The sleeper bus is a unique experience; one I hope to never have again. It smells like hot vinyl and plastic, the ball pit at a Mc Donalds more specifically, and probably just as unsanitary. Down the length of the bus were two very slim isles that separated three rows of bunk beds. The beds are shorter than an adults average height and slant up so that the legs of one person fit under another persons back and head. They are padded like examination tables at a hospital and have the same cold quality. Each bed is set with a blanket and a pillow. Instantly I started telling myself that someday this would be really funny; that someday I would tell my children that I had been a badass in my youth and traveled via slave bus through Vietcong jungles and lived despite a brush with pubic lice and ring worm. But in this moment, I was terrified. I sat down on the bed and looked to my right where an old Vietnamese man was nestled tightly beside me. Hello. Behind me the French girl was wrapping herself in a lightweight sleeping bag, something I’m sure experienced backpackers carry with them. This French girl was really starting to piss me off. I was exhausted, so  instead of  freaking out, I decided to try to relax and make the most of a weird situation. The old man next to me was breathing hard and I could feel it on my neck. Yes. This will be hilarious. Televisions flipped down and played Vietnamese music videos. How do people sleep with these on? I looked at the French girl now reading a book with a light clipped to the hard cover. I really don’t like her. Sometime in the middle of the night I fell asleep.

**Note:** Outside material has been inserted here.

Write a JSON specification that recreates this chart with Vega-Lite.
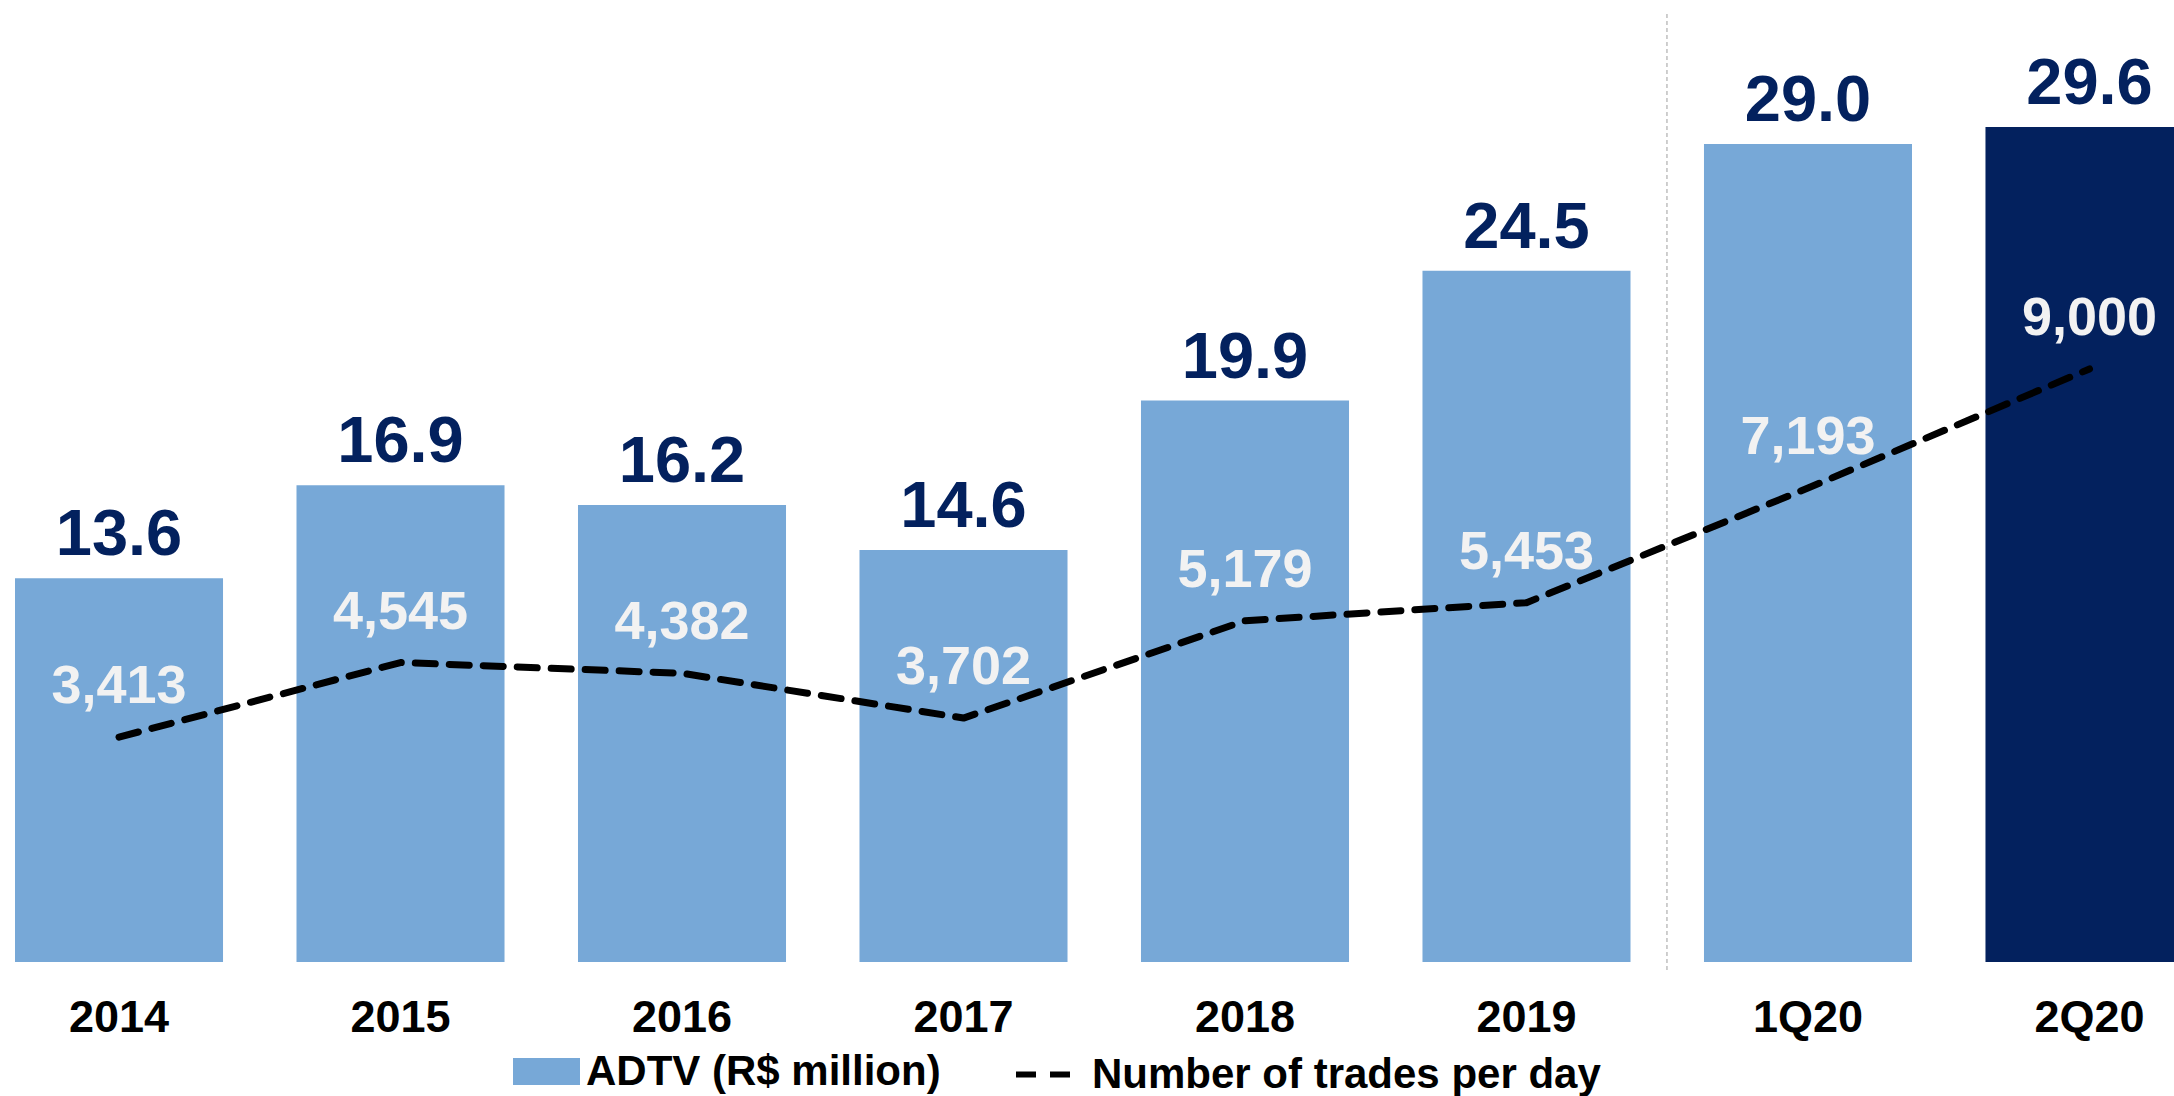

What’s going on? I had no idea what time it was. It was still pitch black which meant that we hadn’t gone far and that I was still tired. We were on the side of the road somewhere down a straight dirt path with no lights. They were dumping our bags out from under the bus. What time is it? It was 3:00 a.m. and the bus driver was informing us that we needed to wait at this location for another bus that would be coming through to take us the rest of the way. I was so tired and beyond frustration that nothing could surprise or upset me at this point. Whatever. The bus pulled away, and me and about 28 other people were on the side of the road waiting, again. Waiting to live, waiting to die, I had no idea.

And then things got worse. Twenty minutes later, instead of a sleeper bus, two vans rolled up. No fucking way. We still had 8 hours of road to lay down. The men were explaining to us that there wasn’t going to be a sleeper bus to Nha Trang. This was our bus, two small vans that probably could fit 12 people comfortably if they weren’t also carrying backpacks and other luggage. We were 28 people and 28 bags. No way. Even if we could all fit, how were we supposed to endure 8 hours of rough terrain. I shouldn’t have asked that question. I was in the very back between Mike and a girl from western Europe. My knees were almost to my chest, I scrunched up on bags and held my breath when they tried to slid the van door closed. No way. But they just kept shoving people in, forcing us to double up on seats and share our personal space in ways I never dreamed possible with strangers. Mike was visibly in pain. This is going to be really funny someday.